[WHAT IS EXPECTED]: Write out each line that follows exactly as it stands, without the pictures.

[GIVEN INFORMATION]:
-- BEGIN --
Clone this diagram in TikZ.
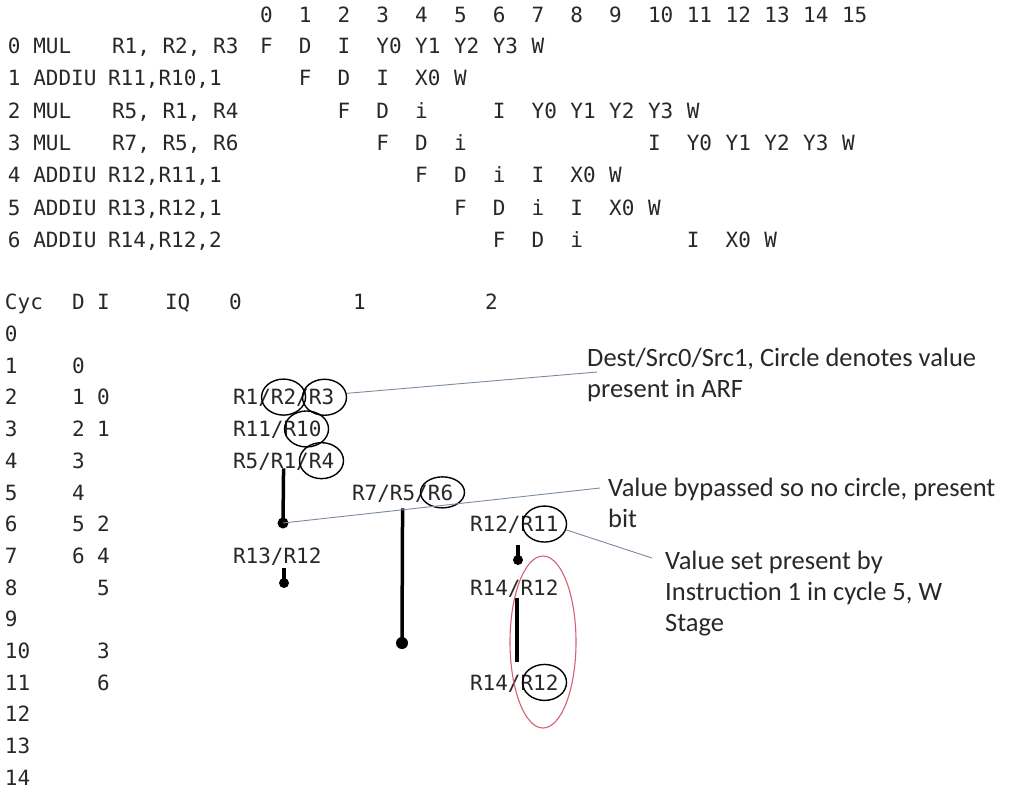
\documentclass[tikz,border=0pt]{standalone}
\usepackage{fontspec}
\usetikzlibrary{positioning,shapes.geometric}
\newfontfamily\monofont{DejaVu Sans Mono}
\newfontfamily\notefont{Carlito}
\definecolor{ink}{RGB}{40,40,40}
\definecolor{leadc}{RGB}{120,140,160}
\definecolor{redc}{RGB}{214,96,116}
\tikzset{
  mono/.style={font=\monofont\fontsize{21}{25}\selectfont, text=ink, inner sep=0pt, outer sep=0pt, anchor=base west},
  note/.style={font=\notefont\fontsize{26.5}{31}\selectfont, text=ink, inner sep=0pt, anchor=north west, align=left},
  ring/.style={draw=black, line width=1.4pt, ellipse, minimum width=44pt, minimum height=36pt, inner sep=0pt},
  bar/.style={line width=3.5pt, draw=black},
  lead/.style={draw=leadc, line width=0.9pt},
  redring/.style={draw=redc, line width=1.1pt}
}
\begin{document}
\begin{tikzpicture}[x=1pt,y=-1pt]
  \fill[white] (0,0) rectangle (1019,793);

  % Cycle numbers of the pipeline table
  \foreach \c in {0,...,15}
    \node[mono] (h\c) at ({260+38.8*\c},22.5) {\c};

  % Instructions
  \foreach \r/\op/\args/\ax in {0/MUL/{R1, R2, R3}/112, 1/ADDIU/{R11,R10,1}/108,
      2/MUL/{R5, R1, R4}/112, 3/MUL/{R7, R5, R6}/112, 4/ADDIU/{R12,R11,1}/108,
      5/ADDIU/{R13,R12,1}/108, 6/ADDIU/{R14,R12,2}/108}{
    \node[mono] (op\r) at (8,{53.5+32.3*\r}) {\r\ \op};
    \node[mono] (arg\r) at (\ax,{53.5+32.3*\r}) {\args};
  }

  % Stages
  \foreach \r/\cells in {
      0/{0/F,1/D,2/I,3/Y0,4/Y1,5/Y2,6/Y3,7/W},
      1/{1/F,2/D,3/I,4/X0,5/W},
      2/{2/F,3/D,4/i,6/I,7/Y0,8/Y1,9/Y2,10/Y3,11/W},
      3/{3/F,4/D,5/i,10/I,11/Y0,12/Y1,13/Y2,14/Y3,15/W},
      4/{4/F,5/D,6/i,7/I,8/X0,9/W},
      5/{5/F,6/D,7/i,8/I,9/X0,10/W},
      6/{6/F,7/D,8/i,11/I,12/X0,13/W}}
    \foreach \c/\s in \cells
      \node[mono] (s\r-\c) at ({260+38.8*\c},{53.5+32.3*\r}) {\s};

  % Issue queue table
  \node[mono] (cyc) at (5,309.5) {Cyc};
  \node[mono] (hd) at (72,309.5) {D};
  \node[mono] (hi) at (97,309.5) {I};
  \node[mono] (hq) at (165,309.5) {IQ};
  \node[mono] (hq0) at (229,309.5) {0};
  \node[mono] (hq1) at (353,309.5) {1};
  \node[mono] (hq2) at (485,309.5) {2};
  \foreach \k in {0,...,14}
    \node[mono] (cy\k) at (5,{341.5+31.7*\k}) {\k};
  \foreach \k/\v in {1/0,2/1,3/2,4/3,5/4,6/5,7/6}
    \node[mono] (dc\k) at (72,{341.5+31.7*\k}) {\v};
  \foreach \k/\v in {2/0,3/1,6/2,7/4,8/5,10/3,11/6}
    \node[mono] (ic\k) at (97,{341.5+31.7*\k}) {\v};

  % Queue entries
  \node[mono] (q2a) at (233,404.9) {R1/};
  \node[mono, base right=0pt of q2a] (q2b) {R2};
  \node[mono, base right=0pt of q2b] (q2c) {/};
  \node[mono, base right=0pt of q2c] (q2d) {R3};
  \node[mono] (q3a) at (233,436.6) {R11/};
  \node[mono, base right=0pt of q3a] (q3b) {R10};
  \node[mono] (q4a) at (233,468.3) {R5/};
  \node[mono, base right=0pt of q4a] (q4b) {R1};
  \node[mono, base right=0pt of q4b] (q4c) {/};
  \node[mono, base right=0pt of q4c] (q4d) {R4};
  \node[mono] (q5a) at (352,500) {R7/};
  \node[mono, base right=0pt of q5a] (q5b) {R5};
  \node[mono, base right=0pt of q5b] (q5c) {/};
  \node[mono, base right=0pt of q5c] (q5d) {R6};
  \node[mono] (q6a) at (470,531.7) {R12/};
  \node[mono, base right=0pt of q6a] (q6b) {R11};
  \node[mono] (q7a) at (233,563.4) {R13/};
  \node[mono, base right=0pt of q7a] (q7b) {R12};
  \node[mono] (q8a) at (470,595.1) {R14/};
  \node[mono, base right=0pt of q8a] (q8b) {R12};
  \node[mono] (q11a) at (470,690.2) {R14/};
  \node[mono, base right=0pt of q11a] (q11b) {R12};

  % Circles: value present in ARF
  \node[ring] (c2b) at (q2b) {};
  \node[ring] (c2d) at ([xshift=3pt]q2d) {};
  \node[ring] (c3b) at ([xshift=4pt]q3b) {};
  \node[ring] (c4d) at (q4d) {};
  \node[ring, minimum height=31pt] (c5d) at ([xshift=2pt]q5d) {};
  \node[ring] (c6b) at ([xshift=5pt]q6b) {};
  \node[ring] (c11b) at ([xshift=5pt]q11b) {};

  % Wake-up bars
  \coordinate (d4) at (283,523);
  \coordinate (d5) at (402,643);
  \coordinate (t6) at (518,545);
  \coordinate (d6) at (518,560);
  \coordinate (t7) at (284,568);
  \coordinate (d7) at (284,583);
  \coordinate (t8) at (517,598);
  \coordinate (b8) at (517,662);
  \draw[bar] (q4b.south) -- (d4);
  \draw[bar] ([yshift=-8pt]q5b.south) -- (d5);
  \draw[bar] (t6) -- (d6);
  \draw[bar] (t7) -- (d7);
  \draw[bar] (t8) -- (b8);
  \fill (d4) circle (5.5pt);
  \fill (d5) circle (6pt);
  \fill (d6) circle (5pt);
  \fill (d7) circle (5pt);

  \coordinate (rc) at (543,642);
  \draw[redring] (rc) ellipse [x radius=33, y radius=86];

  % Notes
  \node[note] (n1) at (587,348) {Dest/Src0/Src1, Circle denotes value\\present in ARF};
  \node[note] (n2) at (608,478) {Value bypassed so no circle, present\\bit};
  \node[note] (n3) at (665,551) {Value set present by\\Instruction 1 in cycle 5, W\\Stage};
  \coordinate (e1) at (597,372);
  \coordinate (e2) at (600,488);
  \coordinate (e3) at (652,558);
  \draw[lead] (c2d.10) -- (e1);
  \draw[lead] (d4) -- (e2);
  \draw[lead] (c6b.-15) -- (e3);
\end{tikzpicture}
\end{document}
-- END --
[OUTPUT OF THE TASK]:
Clone this diagram in TikZ.
\documentclass[tikz,border=0pt]{standalone}
\usepackage{fontspec}
\usetikzlibrary{positioning,shapes.geometric}
\newfontfamily\monofont{DejaVu Sans Mono}
\newfontfamily\notefont{Carlito}
\definecolor{ink}{RGB}{40,40,40}
\definecolor{leadc}{RGB}{120,140,160}
\definecolor{redc}{RGB}{214,96,116}
\tikzset{
  mono/.style={font=\monofont\fontsize{21}{25}\selectfont, text=ink, inner sep=0pt, outer sep=0pt, anchor=base west},
  note/.style={font=\notefont\fontsize{26.5}{31}\selectfont, text=ink, inner sep=0pt, anchor=north west, align=left},
  ring/.style={draw=black, line width=1.4pt, ellipse, minimum width=44pt, minimum height=36pt, inner sep=0pt},
  bar/.style={line width=3.5pt, draw=black},
  lead/.style={draw=leadc, line width=0.9pt},
  redring/.style={draw=redc, line width=1.1pt}
}
\begin{document}
\begin{tikzpicture}[x=1pt,y=-1pt]
  \fill[white] (0,0) rectangle (1019,793);

  % Cycle numbers of the pipeline table
  \foreach \c in {0,...,15}
    \node[mono] (h\c) at ({260+38.8*\c},22.5) {\c};

  % Instructions
  \foreach \r/\op/\args/\ax in {0/MUL/{R1, R2, R3}/112, 1/ADDIU/{R11,R10,1}/108,
      2/MUL/{R5, R1, R4}/112, 3/MUL/{R7, R5, R6}/112, 4/ADDIU/{R12,R11,1}/108,
      5/ADDIU/{R13,R12,1}/108, 6/ADDIU/{R14,R12,2}/108}{
    \node[mono] (op\r) at (8,{53.5+32.3*\r}) {\r\ \op};
    \node[mono] (arg\r) at (\ax,{53.5+32.3*\r}) {\args};
  }

  % Stages
  \foreach \r/\cells in {
      0/{0/F,1/D,2/I,3/Y0,4/Y1,5/Y2,6/Y3,7/W},
      1/{1/F,2/D,3/I,4/X0,5/W},
      2/{2/F,3/D,4/i,6/I,7/Y0,8/Y1,9/Y2,10/Y3,11/W},
      3/{3/F,4/D,5/i,10/I,11/Y0,12/Y1,13/Y2,14/Y3,15/W},
      4/{4/F,5/D,6/i,7/I,8/X0,9/W},
      5/{5/F,6/D,7/i,8/I,9/X0,10/W},
      6/{6/F,7/D,8/i,11/I,12/X0,13/W}}
    \foreach \c/\s in \cells
      \node[mono] (s\r-\c) at ({260+38.8*\c},{53.5+32.3*\r}) {\s};

  % Issue queue table
  \node[mono] (cyc) at (5,309.5) {Cyc};
  \node[mono] (hd) at (72,309.5) {D};
  \node[mono] (hi) at (97,309.5) {I};
  \node[mono] (hq) at (165,309.5) {IQ};
  \node[mono] (hq0) at (229,309.5) {0};
  \node[mono] (hq1) at (353,309.5) {1};
  \node[mono] (hq2) at (485,309.5) {2};
  \foreach \k in {0,...,14}
    \node[mono] (cy\k) at (5,{341.5+31.7*\k}) {\k};
  \foreach \k/\v in {1/0,2/1,3/2,4/3,5/4,6/5,7/6}
    \node[mono] (dc\k) at (72,{341.5+31.7*\k}) {\v};
  \foreach \k/\v in {2/0,3/1,6/2,7/4,8/5,10/3,11/6}
    \node[mono] (ic\k) at (97,{341.5+31.7*\k}) {\v};

  % Queue entries
  \node[mono] (q2a) at (233,404.9) {R1/};
  \node[mono, base right=0pt of q2a] (q2b) {R2};
  \node[mono, base right=0pt of q2b] (q2c) {/};
  \node[mono, base right=0pt of q2c] (q2d) {R3};
  \node[mono] (q3a) at (233,436.6) {R11/};
  \node[mono, base right=0pt of q3a] (q3b) {R10};
  \node[mono] (q4a) at (233,468.3) {R5/};
  \node[mono, base right=0pt of q4a] (q4b) {R1};
  \node[mono, base right=0pt of q4b] (q4c) {/};
  \node[mono, base right=0pt of q4c] (q4d) {R4};
  \node[mono] (q5a) at (352,500) {R7/};
  \node[mono, base right=0pt of q5a] (q5b) {R5};
  \node[mono, base right=0pt of q5b] (q5c) {/};
  \node[mono, base right=0pt of q5c] (q5d) {R6};
  \node[mono] (q6a) at (470,531.7) {R12/};
  \node[mono, base right=0pt of q6a] (q6b) {R11};
  \node[mono] (q7a) at (233,563.4) {R13/};
  \node[mono, base right=0pt of q7a] (q7b) {R12};
  \node[mono] (q8a) at (470,595.1) {R14/};
  \node[mono, base right=0pt of q8a] (q8b) {R12};
  \node[mono] (q11a) at (470,690.2) {R14/};
  \node[mono, base right=0pt of q11a] (q11b) {R12};

  % Circles: value present in ARF
  \node[ring] (c2b) at (q2b) {};
  \node[ring] (c2d) at ([xshift=3pt]q2d) {};
  \node[ring] (c3b) at ([xshift=4pt]q3b) {};
  \node[ring] (c4d) at (q4d) {};
  \node[ring, minimum height=31pt] (c5d) at ([xshift=2pt]q5d) {};
  \node[ring] (c6b) at ([xshift=5pt]q6b) {};
  \node[ring] (c11b) at ([xshift=5pt]q11b) {};

  % Wake-up bars
  \coordinate (d4) at (283,523);
  \coordinate (d5) at (402,643);
  \coordinate (t6) at (518,545);
  \coordinate (d6) at (518,560);
  \coordinate (t7) at (284,568);
  \coordinate (d7) at (284,583);
  \coordinate (t8) at (517,598);
  \coordinate (b8) at (517,662);
  \draw[bar] (q4b.south) -- (d4);
  \draw[bar] ([yshift=-8pt]q5b.south) -- (d5);
  \draw[bar] (t6) -- (d6);
  \draw[bar] (t7) -- (d7);
  \draw[bar] (t8) -- (b8);
  \fill (d4) circle (5.5pt);
  \fill (d5) circle (6pt);
  \fill (d6) circle (5pt);
  \fill (d7) circle (5pt);

  \coordinate (rc) at (543,642);
  \draw[redring] (rc) ellipse [x radius=33, y radius=86];

  % Notes
  \node[note] (n1) at (587,348) {Dest/Src0/Src1, Circle denotes value\\present in ARF};
  \node[note] (n2) at (608,478) {Value bypassed so no circle, present\\bit};
  \node[note] (n3) at (665,551) {Value set present by\\Instruction 1 in cycle 5, W\\Stage};
  \coordinate (e1) at (597,372);
  \coordinate (e2) at (600,488);
  \coordinate (e3) at (652,558);
  \draw[lead] (c2d.10) -- (e1);
  \draw[lead] (d4) -- (e2);
  \draw[lead] (c6b.-15) -- (e3);
\end{tikzpicture}
\end{document}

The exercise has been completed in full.